The Ferguson City Council held their first meeting since the shooting of Ferguson teen Michael Brown. Turnout was in the hundreds, and residents let it be known that they're
in the mood to clean house:
“You are now on notice,” Ms. Gradford said. “It is evident that residents of Ferguson have for a long time been harassed. This must end.”
John Chasnoff of nearby University City told the officials that they had become the “face of structural racism.”
“You’ve lost your authority to govern this community,” Mr. Chasnoff said. “You’re going to have to step aside gracefully if this community is going to heal.”
For their part, the city council is scurrying to save face after national exposure turned the city's police department and court systems into national examples of incompetence and thievery.

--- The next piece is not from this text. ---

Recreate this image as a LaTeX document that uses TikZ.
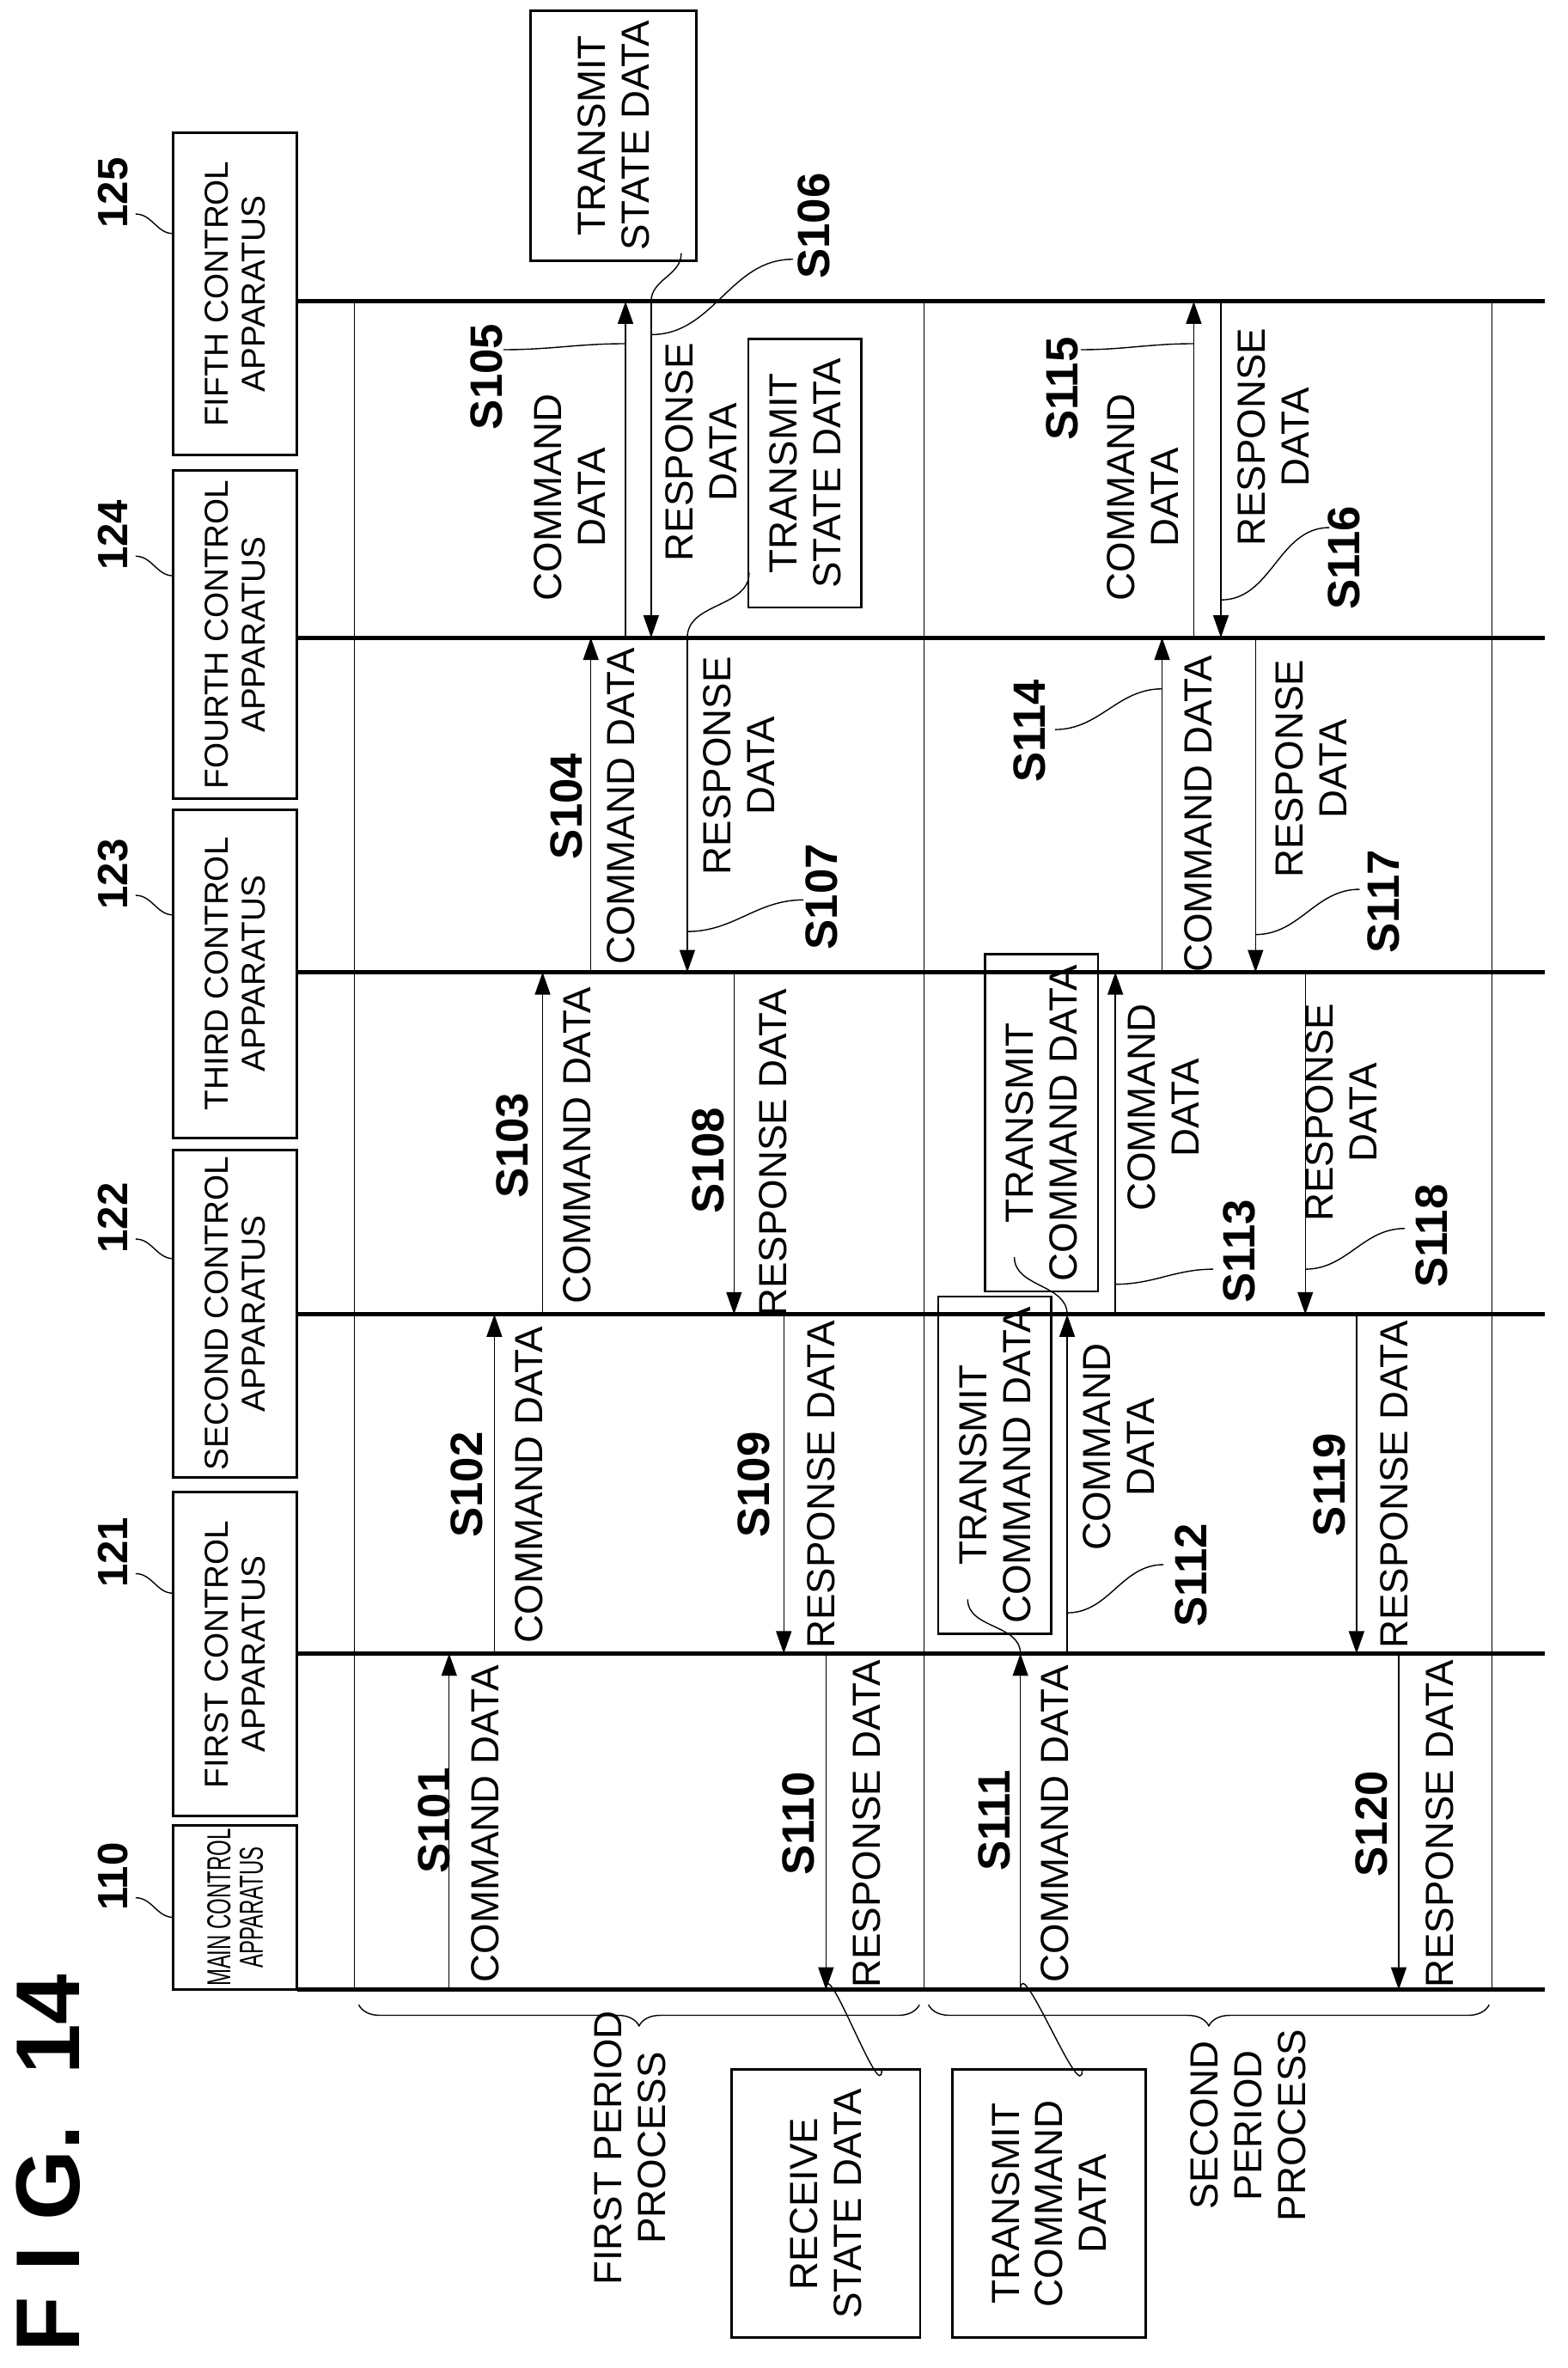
\documentclass[tikz,border=0pt]{standalone}
\usepackage{fontspec}
\setmainfont{Liberation Sans}
\usetikzlibrary{arrows.meta, decorations.pathreplacing}

\def\yF{200}
\def\yD{423}
\def\yC{645}
\def\yB{872}
\def\yA{1097}
\def\yM{1320}
\def\pu{0.49906pt}

\begin{document}
\begin{tikzpicture}[x=0.01754cm, y=-0.01754cm,
    apparatus/.style={draw, thick, rotate=90, minimum width=#1*\pu, minimum height=82*\pu, align=center, font=\fontsize{11}{12.5}\selectfont, inner sep=1pt},
    procbox/.style={draw, thick, rotate=90, align=center, font=\fontsize{13}{14.5}\selectfont},
    lbl/.style={rotate=90, align=center, font=\fontsize{13}{14.5}\selectfont},
    stp/.style={rotate=90, font=\bfseries\fontsize{15}{16}\selectfont},
    refnum/.style={rotate=90, font=\bfseries\fontsize{14}{15}\selectfont},
    msg/.style={-{Triangle[length=2.6mm,width=1.8mm]}, thin},
    leader/.style={thin}]
    \useasboundingbox (0,0) rectangle (1040,1571);

    % lifelines and period separators
    \foreach \yy in {\yF,\yD,\yC,\yB,\yA,\yM}
        \draw[line width=1.4pt] (197,\yy) -- (1025,\yy);
    \foreach \xx in {235,613,990}
        \draw[thin] (\xx,\yF) -- (\xx,\yM);

    % apparatus boxes
    \node[apparatus=105] (main) at (156,1265.5) {\scalebox{0.62}[1]{\shortstack{MAIN CONTROL\\APPARATUS}}};
    \node[apparatus=215] (first) at (156,1097.5) {FIRST CONTROL\\APPARATUS};
    \node[apparatus=217] (second) at (156,871.5) {SECOND CONTROL\\APPARATUS};
    \node[apparatus=218] (third) at (156,646) {THIRD CONTROL\\APPARATUS};
    \node[apparatus=218] (fourth) at (156,421) {FOURTH CONTROL\\APPARATUS};
    \node[apparatus=214] (fifth) at (156,195) {FIFTH CONTROL\\APPARATUS};

    \node[refnum] (r110) at (75,1245) {110};
    \node[refnum] (r121) at (75,1030) {121};
    \node[refnum] (r122) at (75,808) {122};
    \node[refnum] (r123) at (75,580) {123};
    \node[refnum] (r124) at (75,355) {124};
    \node[refnum] (r125) at (75,128) {125};
    \foreach \yy/\yb in {1245/1272,1030/1057,808/835,580/607,355/382,128/155}
        \draw[leader] (90,\yy+14) to[out=0,in=180] (115,\yb);

    % first period
    \draw[msg] (298,\yM) -- (298,\yA);
    \draw[msg] (328,\yA) -- (328,\yB);
    \draw[msg] (360,\yB) -- (360,\yC);
    \draw[msg] (392,\yC) -- (392,\yD);
    \draw[msg] (415,\yD) -- (415,\yF);
    \draw[msg] (432,\yF) -- (432,\yD);
    \draw[msg] (456,\yD) -- (456,\yC);
    \draw[msg] (487,\yC) -- (487,\yB);
    \draw[msg] (520,\yB) -- (520,\yA);
    \draw[msg] (548,\yA) -- (548,\yM);

    \node[stp] (s101) at (288,1208) {S101};
    \node[lbl] at (322,1210) {COMMAND DATA};
    \node[stp] (s102) at (310,985) {S102};
    \node[lbl] at (351,985) {COMMAND DATA};
    \node[stp] (s103) at (340,760) {S103};
    \node[lbl] at (383,760) {COMMAND DATA};
    \node[stp] (s104) at (376,535) {S104};
    \node[lbl] at (412,535) {COMMAND DATA};
    \node[stp] (s105) at (323,250) {S105};
    \node[lbl] at (378,330) {COMMAND\\DATA};
    \draw[leader] (334,232) to[out=0,in=180] (415,228);
    \node[stp] (s106) at (540,150) {S106};
    \node[lbl] at (465,300) {RESPONSE\\DATA};
    \draw[leader] (526,172) to[out=180,in=0] (432,222);
    \node[stp] (s107) at (545,595) {S107};
    \node[lbl] at (490,508) {RESPONSE\\DATA};
    \draw[leader] (533,597) to[out=180,in=0] (456,618);
    \node[stp] (s108) at (470,770) {S108};
    \node[lbl] at (513,765) {RESPONSE DATA};
    \node[stp] (s109) at (500,985) {S109};
    \node[lbl] at (545,985) {RESPONSE DATA};
    \node[stp] (s110) at (530,1210) {S110};
    \node[lbl] at (575,1210) {RESPONSE DATA};

    \node[procbox, minimum width=155*\pu, minimum height=110*\pu] (tsd1) at (407,90) {TRANSMIT\\STATE DATA};
    \draw[leader] (452,168) to[out=-90,in=90] (432,\yF);
    \node[procbox, minimum width=178*\pu, minimum height=75*\pu] (tsd2) at (534,314) {TRANSMIT\\STATE DATA};
    \draw[leader] (497,380) to[out=-90,in=90] (456,\yD);

    % second period
    \draw[msg] (677,\yM) -- (677,\yA);
    \draw[msg] (708,\yA) -- (708,\yB);
    \draw[msg] (740,\yB) -- (740,\yC);
    \draw[msg] (771,\yC) -- (771,\yD);
    \draw[msg] (792,\yD) -- (792,\yF);
    \draw[msg] (810,\yF) -- (810,\yD);
    \draw[msg] (833,\yD) -- (833,\yC);
    \draw[msg] (866,\yC) -- (866,\yB);
    \draw[msg] (900,\yB) -- (900,\yA);
    \draw[msg] (928,\yA) -- (928,\yM);

    \node[stp] (s111) at (660,1208) {S111};
    \node[lbl] at (700,1210) {COMMAND DATA};
    \node[procbox, minimum width=178*\pu, minimum height=75*\pu] (tcd1) at (660,972) {TRANSMIT\\COMMAND DATA};
    \draw[leader] (642,1061) to[out=-90,in=90] (677,\yA);
    \node[lbl] at (742,960) {COMMAND\\DATA};
    \node[stp] (s112) at (790,1045) {S112};
    \draw[leader] (772,1038) to[out=180,in=0] (708,1070);
    \node[procbox, minimum width=178*\pu, minimum height=75*\pu] (tcd2) at (691,745) {TRANSMIT\\COMMAND DATA};
    \draw[leader] (673,834) to[out=-90,in=90] (708,\yB);
    \node[lbl] at (772,735) {COMMAND\\DATA};
    \node[stp] (s113) at (822,830) {S113};
    \draw[leader] (805,842) to[out=180,in=0] (740,852);
    \node[stp] (s114) at (683,485) {S114};
    \draw[leader] (700,484) to[out=0,in=180] (771,457);
    \node[lbl] at (795,540) {COMMAND DATA};
    \node[stp] (s115) at (705,258) {S115};
    \node[lbl] at (758,330) {COMMAND\\DATA};
    \draw[leader] (717,232) to[out=0,in=180] (792,228);
    \node[stp] (s116) at (892,370) {S116};
    \node[lbl] at (845,290) {RESPONSE\\DATA};
    \draw[leader] (882,350) to[out=180,in=0] (810,398);
    \node[stp] (s117) at (918,598) {S117};
    \node[lbl] at (870,510) {RESPONSE\\DATA};
    \draw[leader] (902,590) to[out=180,in=0] (833,620);
    \node[stp] (s118) at (950,820) {S118};
    \node[lbl] at (890,738) {RESPONSE\\DATA};
    \draw[leader] (932,815) to[out=180,in=0] (866,842);
    \node[stp] (s119) at (882,985) {S119};
    \node[lbl] at (925,985) {RESPONSE DATA};
    \node[stp] (s120) at (910,1210) {S120};
    \node[lbl] at (955,1210) {RESPONSE DATA};

    % periods
    \draw[decorate, decoration={brace, amplitude=7pt, mirror}] (238,1330) -- (610,1330);
    \draw[decorate, decoration={brace, amplitude=7pt, mirror}] (616,1330) -- (988,1330);
    \node[lbl] (p1) at (418,1425) {FIRST PERIOD\\PROCESS};
    \node[lbl] (p2) at (828,1410) {SECOND\\PERIOD\\PROCESS};
    \node[procbox, minimum width=178*\pu, minimum height=125*\pu] (rsd) at (548,1462) {RECEIVE\\STATE DATA};
    \node[procbox, minimum width=178*\pu, minimum height=128*\pu] (tcd3) at (696,1462) {TRANSMIT\\COMMAND\\DATA};
    \draw[leader] (548,\yM) to[out=90,in=-90] (585,1373);
    \draw[leader] (677,\yM) to[out=90,in=-90] (718,1373);

    \node[rotate=90, font=\bfseries\fontsize{30}{32}\selectfont] (fig) at (32,1435) {F I G.\ \ 14};
\end{tikzpicture}
\end{document}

The Council established a citizen review board to help reform the Ferguson Police Department, which is mostly made up of white officers. Ferguson is about two-thirds African-American.
The Council also decided to abolish a $50 warrant recall fee and a $15 notification fee, fines that are routinely issued if a defendant fails to show up for court. It created a special docket for defendants who have difficulty making payments on outstanding fines.
Which would be a good (though tiny) first start, but if it takes street protests met with tear gas to manage just
that much I think the crowd can be forgiven for remaining unimpressed. If that docket consists of the same squeezing of poor residents that already exists, for example, then it isn't really a reform now, is it?
This is the part where resident outrage will or won't translate into resident action. If this first meeting is any indication, the residents of Ferguson are no longer interested in the status quo.